Sir William MacGregor consented to the services of fifty
prisoners to work in the gold fields of Sudest. Their contract was for 12
months only. Free labourers were recruited from Rossell Island.
The company had purchased 444 acres of land at Pantava,
where they built a general store, kept a small herd of cattle. The
landing-place for the mine was on the Hula River.
According to MacGregor, the government “has done everything
it possibly could do to facilitate and encourage the operations of the company,
even to the extent of seriously interfering with such public works as building
a seawall at Port Moresby and another at Samarai-works that languish in the
absence of the best prison labour. I trust that the exceptional circumstances
of the colony may be held to justify the very few unusual course which I have
followed in this matter.”
The Lieutenant Governor’s final remarks were exceptionally
telling.
“There are now only a few miners on Sudest Island probably
about half-a-dozen. The natives work intermittently in obtaining gold on their
own account, many of them being provided with miners’ ‘right’, but they do not
exercise the protective rights afforded by these. When a native discovers a good
patch, and this becomes known, all his relations and friends come and work on
it on their own behalf. The whole Island seemed to be perfectly quite.”
These remarks helped me to see the benchmark to alluvial
gold mining in the country. It has also served as the best early account of
what would become a fly in fly out operation in Misima mine in later years,
between June 1989 and late 2004.
As I sat listening to the narratives of gold mining on the
Island I was bothered with knowing that this Island first experienced the heavy
European presence in the 1880s the island was never developed enough.
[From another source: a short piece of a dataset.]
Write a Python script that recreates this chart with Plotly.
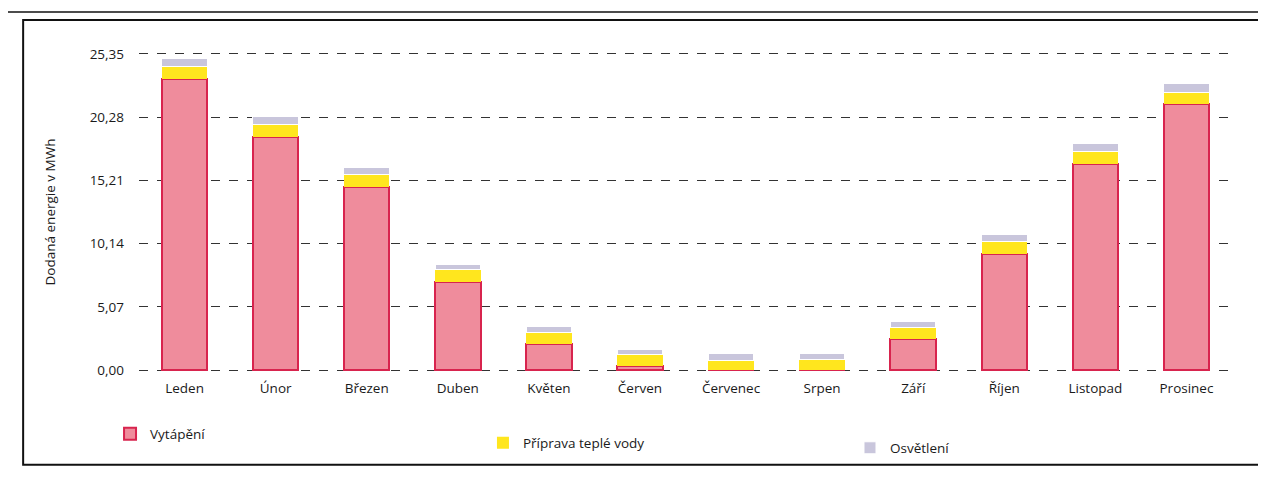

Sudest has
no modern road system linking all the villagers on the island, the government
station at Tagula is in derelicts, and most of the villagers remain in
traditional houses, use traditional canoes, and live their way of life as it
was then.
Nothing much has changed since that period, except for
Griffin Point Primary School and several churches on the Island.
In 2012 Frontier Resources (ASX: FNT) announced its discovery
of gold in a trench outcrop on Sudest Island.
According to Peter A. McNeil, Chairman and Managing Director
of Frontier Resources: “No drilling has ever been undertaken on Sudest and less
than 5% of the strike of the 45 km anomalous zone has been only cursorily
evaluated by soil geochemistry or trenching, yet results outlined to date are
very promising, including up to 2 metres of 104.5g/t fold along with 2 metres
of 15.35 g/t gold, 6 metres of 10.9 g/t gold, 2 metres of 16.0 fold and 2m of
11.6 g/t gold.
“Frontier has so far demonstrated rock assays of up to 256
grams per tonner (g/t) gold with 19g/t silver,” reports Bevis Yeo.
Frontier Resources, a Perth based company, with an
exploration licence will continue to assess the exploration of gold and silver
on Sudest Island.
The question now is: If full scale mining takes places on
Sudest Island what are the developmental benefits to these Islanders with no real
government development initiatives in all these years?
If anything, the 12 clans on Sudest Island must not see the
repeat of 1880s mining history.
They must see real tangible developmental benefits.